Проверив документы, жандармы вышли. В купе наступила тишина. Все чувствовали себя неловко. Молчание нарушил Девдариани. Осушив бокал красного вина, он покачал головой и засмеялся.

– Не верится мне, ваше превосходительство, что они задержат беглеца, – сказал он, обращаясь к прокурору. – Неужели ваш Камо настолько глуп, что едет с паспортом на свое собственное имя?! Неужели он не догадается изменить свою внешность? Полиция действует очень примитивно. Такими методами многого не добьешься и далеко не уедешь.

– Что же вы предлагаете? – спросил заинтересованный прокурор.
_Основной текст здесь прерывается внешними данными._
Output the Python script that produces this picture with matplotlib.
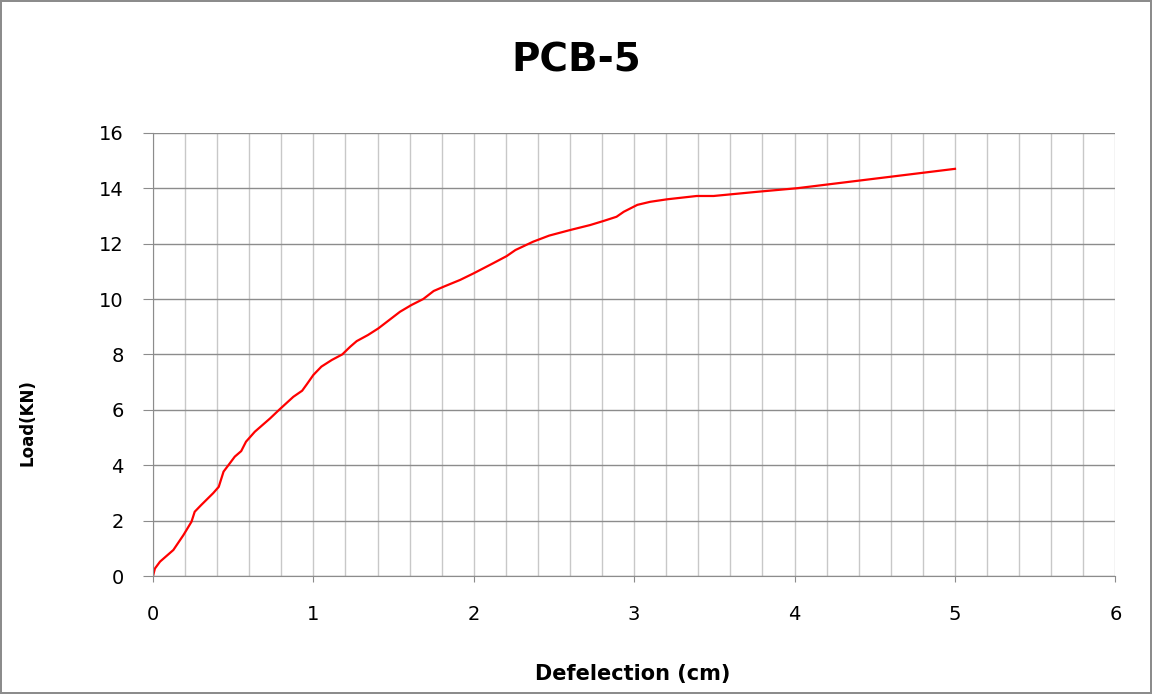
import matplotlib.pyplot as plt
import numpy as np

# deflection (cm) and load (kN)
deflection = [0, 0.012, 0.044, 0.127, 0.19, 0.24, 0.26, 0.30, 0.375, 0.41, 0.44, 0.47,
              0.51, 0.55, 0.58, 0.635, 0.73, 0.79, 0.875, 0.93, 0.96, 1.0, 1.05, 1.115,
              1.18, 1.23, 1.27, 1.34, 1.405, 1.54, 1.61, 1.685, 1.75, 1.81, 1.915, 2.0,
              2.12, 2.205, 2.26, 2.37, 2.47, 2.60, 2.725, 2.81, 2.89, 2.935, 3.02, 3.10,
              3.205, 3.39, 3.495, 3.765, 4.015, 5.0]
load = [0, 0.27, 0.52, 0.94, 1.48, 1.96, 2.32, 2.56, 2.99, 3.22, 3.77, 4.0,
        4.31, 4.51, 4.85, 5.21, 5.69, 6.02, 6.47, 6.69, 6.93, 7.26, 7.56, 7.8,
        8.0, 8.28, 8.48, 8.70, 8.94, 9.54, 9.78, 10.0, 10.29, 10.44, 10.69, 10.93,
        11.29, 11.55, 11.77, 12.07, 12.29, 12.49, 12.67, 12.82, 12.97, 13.15, 13.4, 13.51,
        13.6, 13.72, 13.72, 13.87, 14.0, 14.7]

fig = plt.figure(figsize=(11.52, 6.94), dpi=100, linewidth=1.5, edgecolor='#8c8c8c')
ax = fig.add_axes([0.1328, 0.170, 0.8354, 0.6386])

ax.plot(deflection, load, color='#ff0000', linewidth=1.6)

ax.set_xlim(0, 6)
ax.set_ylim(0, 16)
ax.set_xticks(np.arange(0, 7, 1))
ax.set_yticks(np.arange(0, 18, 2))
ax.set_xticks(np.arange(0, 6.01, 0.2), minor=True)
ax.grid(axis='x', which='both', color='#c8c8c8', linewidth=1)
ax.grid(axis='y', which='major', color='#8c8c8c', linewidth=1)
ax.tick_params(axis='x', which='minor', length=0)
ax.tick_params(axis='both', which='major', color='#8c8c8c', labelsize=14)
ax.tick_params(axis='y', length=7, pad=14)
ax.tick_params(axis='x', length=4, pad=17)
ax.set_axisbelow(True)

for side in ['top', 'right']:
    ax.spines[side].set_visible(False)
for side in ['left', 'bottom']:
    ax.spines[side].set_color('#8c8c8c')

fig.text(0.5, 1 - 60 / 694, 'PCB-5', fontsize=28, fontweight='bold', ha='center', va='center')
fig.text(633 / 1152, 1 - 674 / 694, 'Defelection (cm)', fontsize=15, fontweight='bold',
         ha='center', va='center')
fig.text(28 / 1152, 1 - 423 / 694, 'Load(KN)', fontsize=12, fontweight='bold',
         rotation=90, ha='center', va='center')

fig.savefig('out.png', dpi=100)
– Для того чтобы бороться с революционерами, – отвечал Девдариани, – надо знать их тактику и намерения на каждом этапе. Революционеры – не обычные враги. А врагов полагается изучать. Здесь нельзя действовать наобум. Вы же пока, кроме проверки документов, ничего не изобрели, у вас все подчинено случаю.

– Вы правы, – вздохнув, ответил прокурор, доставая массивный серебряный портсигар и закуривая. – Приблизительно такой же точки зрения придерживается в Петербурге полковник Зубатов, но, на мой взгляд, он несколько преувеличивает возможности социал-демократов.

– И главное, – продолжал князь Девдариани, – нужны умные люди. Нужны способные исполнители. Хороший сыщик тем и отличается от собаки-ищейки, что умеет мыслить и анализировать. А плохой может сидеть рядом с тем же Камо и ничего не подозревать.

– К сожалению, вы опять правы, – сокрушенно кивая головой, согласился прокурор. – У нас еще достаточно глупцов. Но это дело поправимо. Ближайшее время убедит вас, князь. На днях мы ожидаем в Тифлис трех инструкторов, работавших непосредственно с полковником Пирамидовым. Под их руководством мы и проведем реорганизацию аппарата.

– С Пирамидовым работали? – явно заинтересовавшись, переспросил князь. – Это интересно, очень интересно. Только бы об этом не узнали господа социалисты.

– Не беспокойтесь, князь, – самодовольно усмехаясь, успокоил его прокурор. – Все держится в абсолютной тайне.

С каждым часом Девдариани все больше нравился прокурору. Они вместе пообедали в ресторане, и вечер прошел бы великолепно, если бы не жандармский офицер, подошедший к их столику и сообщивший, что Камо задержать не удалось и что, по всей вероятности, он уже скрылся.

Спать прокурор и Девдариани легли далеко за полночь...

Проснулись они от того, что поезд замедлил ход. Показался Тифлис. Прокурор и Девдариани обменялись визитными карточками, договорились о встрече. «Интересный собеседник, вполне светский человек», – думал прокурор, довольный полезным знакомством. Он еще раз пожал руку князя и направился к выходу.

В отличие от прокурора Девдариани не спешил. Остановив подвыпивших князей – своих попутчиков, он, смеясь, предложил пари: двести рублей, если кто-нибудь из них выйдет из вагона на перрон, играя на зурне, и пройдет так до самого конца перрона.

Предложение было с восторгом принято. За дудящим на зурне князем потянулась толпа. Люди смеялись. Даже из привокзального ресторана выходили обедающие, чтобы посмотреть на необычайное зрелище. Недоуменно провожали шествие полицейские и жандармы. Особенно удивленное выражение было на лице унтер-офицера Евтушенко, переведенного за хорошую службу из Батуми в Тифлис.

Тем временем князь Девдариани подошел к противоположной двери вагона, открыл ее и соскочил на землю. Он пошел на улицу через служебный выход. У ограды его ожидал красивый фаэтон.

– Вот и вы наконец, – улыбаясь, шепотом сказал кучер. – Со счастливым прибытием, товарищ Камо!

– Здравствуй, дорогой, здравствуй! – ответил «князь Девдариани». – Есть большие новости. Поезжай скорее!